Modal utama bagi penulis esai adalah membaca buku apa pun, mendengar apa pun. Selajur dengan semangat postmodernisme, tidak ada lagi kebenaran tunggal yang mutlak. Esai adalah bagian dari dekonstruksi, membongkar narasi-narasi besar melalui secuil narasi kecil.
Pengalaman pribadi saya dalam menulis esai, saya banyak memungut berbagai khasanah yang saya anggap cocok. Misalnya dalam menulis tentang kaitan pendidikan dan profesi, film-film dari tahun 1970, 1980, dan 1990-an, menarik untuk dijadikan referensi, demi melihat salah satu keping penanda zaman. Bahwa pekerjaan yang populer dalam film kita adalah dokter, insinyur, hukum, ekonomi.
Di antara yang pernah saya tulis, saya sering menggunakan lagu-lagu kritik sosial Iwan Fals sebagai titik pijak. Misalnya, lagu Teman Kawanku Punya Teman, Si Tua Sais Pedati, Mencetak Sawah, -untuk menyebut beberapa lagu yang saya ingat. Lagu-lagu ini saya tempatkan sebagai “penanda” era tertentu.

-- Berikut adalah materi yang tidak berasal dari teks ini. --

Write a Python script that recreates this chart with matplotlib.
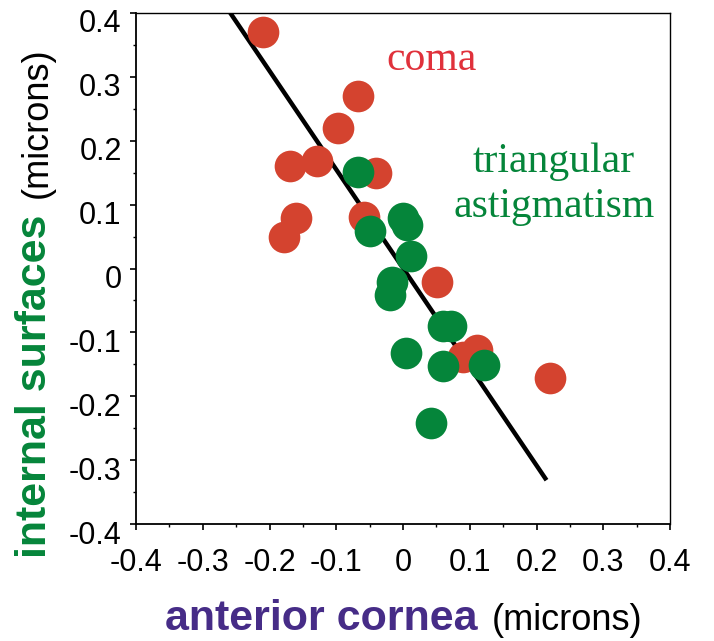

Problem yang sering muncul ketika menulis esai adalah writer’s block. Kondisi buntu, seperti tak bisa melanjutkan lagi. Menyiasatinya adalah dengan menyela dengan kegiatan lain, atau membaca lagi untuk mendapatkan suatu “pencerahan.” Tentu setiap orang memiliki siasat yang berbeda-beda untuk mengatasi writer’s block ini.
Cara yang kedua adalah menulis pokok pikiran atau kalimat utama. Secara mudah, teknisnya adalah kita buat (misalnya) lima kalimat utama yang ditata dengan model paragraf. Kemudian kita lengkapi dengan kalimat-kalimat pengembang. Setelah kita terasa ada kalimat pengembang yang mungkin tidak nyambung dengan kalimat utama. Dan saya tata lagi agar lebih runtut.
Pada akhirnya, sebuah esai selesai ditulis, meski hanya sebagai kepingan peristiwa. Esai yang selesai ditulis sangat berhak dikirim ke media massa (online maupun cetak), untuk bertemu dengan pembaca yang lebih luas.
-Tulisan ini disampaikan dalam Diklat GLM Kuliah Artikel Populer pada Senin 6 Juli 2020.